“Interviewees stated that marketing solutions had to be sensitive to the organisation’s status as a SE, as well as the type of SE and its target audiences; on the whole they did not believe marketing support was capable of delivering such an approach.”
This is a quote from Business Support For Social Enterprise, a study commissioned by the Department of Business, Innovation and Skills (BIS) and carried out by the Policy Research Group at University of Durham.
The report is based on longitudinal study of 32 social enterprises and their business support needs over a the course of a year. My company, Social Spider, was one of those studied and I found the process helpful and interesting, so I’m disappointed that this research probably isn’t going to have as much impact as it might have done.
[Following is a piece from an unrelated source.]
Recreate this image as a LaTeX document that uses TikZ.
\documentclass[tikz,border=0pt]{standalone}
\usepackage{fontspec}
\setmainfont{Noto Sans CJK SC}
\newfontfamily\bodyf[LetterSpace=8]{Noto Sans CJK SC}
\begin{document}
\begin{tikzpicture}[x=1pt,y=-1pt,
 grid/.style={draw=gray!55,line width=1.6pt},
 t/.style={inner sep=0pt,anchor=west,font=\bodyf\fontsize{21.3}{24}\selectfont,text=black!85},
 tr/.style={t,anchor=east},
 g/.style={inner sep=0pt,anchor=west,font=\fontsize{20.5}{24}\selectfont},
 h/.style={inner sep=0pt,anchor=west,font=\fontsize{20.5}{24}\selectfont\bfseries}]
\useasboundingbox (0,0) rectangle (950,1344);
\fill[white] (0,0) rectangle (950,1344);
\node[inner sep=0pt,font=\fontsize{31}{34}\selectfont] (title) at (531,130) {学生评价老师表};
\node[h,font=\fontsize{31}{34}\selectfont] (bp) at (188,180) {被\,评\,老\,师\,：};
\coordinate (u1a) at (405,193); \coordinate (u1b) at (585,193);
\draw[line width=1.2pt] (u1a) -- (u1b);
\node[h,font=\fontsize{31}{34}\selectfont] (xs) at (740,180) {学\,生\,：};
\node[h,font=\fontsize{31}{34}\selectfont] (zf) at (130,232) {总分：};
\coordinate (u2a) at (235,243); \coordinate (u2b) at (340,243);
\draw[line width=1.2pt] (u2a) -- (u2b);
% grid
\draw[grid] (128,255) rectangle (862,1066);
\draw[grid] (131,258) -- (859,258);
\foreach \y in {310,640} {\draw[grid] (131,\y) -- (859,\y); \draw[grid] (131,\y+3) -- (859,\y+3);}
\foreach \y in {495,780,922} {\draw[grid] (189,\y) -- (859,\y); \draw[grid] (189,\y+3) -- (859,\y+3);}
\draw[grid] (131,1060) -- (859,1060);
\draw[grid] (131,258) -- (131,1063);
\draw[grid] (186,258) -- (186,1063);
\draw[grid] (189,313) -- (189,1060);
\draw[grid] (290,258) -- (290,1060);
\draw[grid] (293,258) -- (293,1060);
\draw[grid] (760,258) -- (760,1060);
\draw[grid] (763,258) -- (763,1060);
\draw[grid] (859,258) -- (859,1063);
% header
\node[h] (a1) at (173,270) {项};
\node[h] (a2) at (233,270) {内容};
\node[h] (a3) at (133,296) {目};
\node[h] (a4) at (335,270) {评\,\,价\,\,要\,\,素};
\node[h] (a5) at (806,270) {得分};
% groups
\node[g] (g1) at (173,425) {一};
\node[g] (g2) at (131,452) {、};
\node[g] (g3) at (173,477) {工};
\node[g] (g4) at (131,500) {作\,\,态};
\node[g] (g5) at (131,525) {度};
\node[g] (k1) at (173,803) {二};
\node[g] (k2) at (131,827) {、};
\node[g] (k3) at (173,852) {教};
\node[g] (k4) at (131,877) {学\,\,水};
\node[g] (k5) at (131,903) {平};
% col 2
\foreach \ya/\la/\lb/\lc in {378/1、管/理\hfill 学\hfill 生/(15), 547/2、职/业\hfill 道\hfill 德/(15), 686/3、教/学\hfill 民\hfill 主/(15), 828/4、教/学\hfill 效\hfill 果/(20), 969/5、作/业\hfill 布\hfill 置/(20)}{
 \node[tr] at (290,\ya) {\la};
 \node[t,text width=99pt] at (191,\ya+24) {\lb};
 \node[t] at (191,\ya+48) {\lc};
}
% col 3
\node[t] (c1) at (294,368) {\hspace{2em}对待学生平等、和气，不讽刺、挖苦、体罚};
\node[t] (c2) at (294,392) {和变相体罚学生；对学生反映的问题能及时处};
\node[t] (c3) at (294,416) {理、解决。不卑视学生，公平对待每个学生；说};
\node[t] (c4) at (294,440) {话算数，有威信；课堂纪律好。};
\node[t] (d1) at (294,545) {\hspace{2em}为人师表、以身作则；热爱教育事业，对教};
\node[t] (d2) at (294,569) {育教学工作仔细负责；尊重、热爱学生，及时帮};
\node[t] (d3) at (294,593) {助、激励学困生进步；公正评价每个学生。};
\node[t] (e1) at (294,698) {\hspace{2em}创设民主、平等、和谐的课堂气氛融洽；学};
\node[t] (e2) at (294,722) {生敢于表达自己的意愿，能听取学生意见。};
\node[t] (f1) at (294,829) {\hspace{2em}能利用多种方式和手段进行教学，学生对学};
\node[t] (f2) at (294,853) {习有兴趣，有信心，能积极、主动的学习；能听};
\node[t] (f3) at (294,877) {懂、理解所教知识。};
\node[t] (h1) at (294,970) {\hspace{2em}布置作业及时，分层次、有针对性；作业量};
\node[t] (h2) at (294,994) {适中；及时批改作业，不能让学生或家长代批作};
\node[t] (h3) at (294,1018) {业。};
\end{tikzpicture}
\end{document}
That’s not a reflection on the research or the way it’s written up, it’s just that it’s hard to see how the report will influence the development of social enterprise business support now that the coalition government has – through its funding decisions – effectively abolished it.
On the basis, it might be more useful to consider what the research tells us about social enterprises. The above quote is one of the starker examples of a recurring theme in the report. The perception from social enterprises that mainstream (generalist) providers of business support do not understand social enterprise. It’s not a view that makes a lot of sense to me.
While I probably wouldn’t have trusted advisers from the late Business Link – it lives on, online – to help me come up with a sustainable business plan for a mental health magazine, I would’ve been equally dubious about their ability to tell me how to run a chip shop. So I don’t really get what my fellow social entrepreneurs meant what they said they want marketing support that’s ‘sensitive to the organisation’s status as a SE’.
As far as I know, the basic principle of marketing is that you want to convince someone to buy something – or possibly to turn up somewhere or do something. There clearly are marketing methods that are amoral, immoral and/or anti-social but they probably aren’t promoted at government-funded seminars for people running small businesses.
I’d be genuinely interested to hear some examples of marketing techniques that might reasonably be employed by honest small businessperson but would be incompatible with an organisation’s status as social enterprise. Is their a social enterprise approach to marketing? There is a concept known as ‘ethical marketing’ but that seems to be more about the marketing of ethics that doing marketing ethically.
Of course the products and services social enterprises produce and deliver, and the ways we produce and deliver might be different to those of mainstream businesses but there’s a big danger that we use an assumption of exceptionalism to protect us from uncomfortable realities.
The most uncomfortable of those being that, like any other business, we have to sell things to people who are willing and able to buy those things. Hopefully the stories about what we do and how we do it will be additional selling points for the stuff we’re trying to sell, on top of the fact that that stuff is good – not an excuse for the fact that we haven’t sold enough.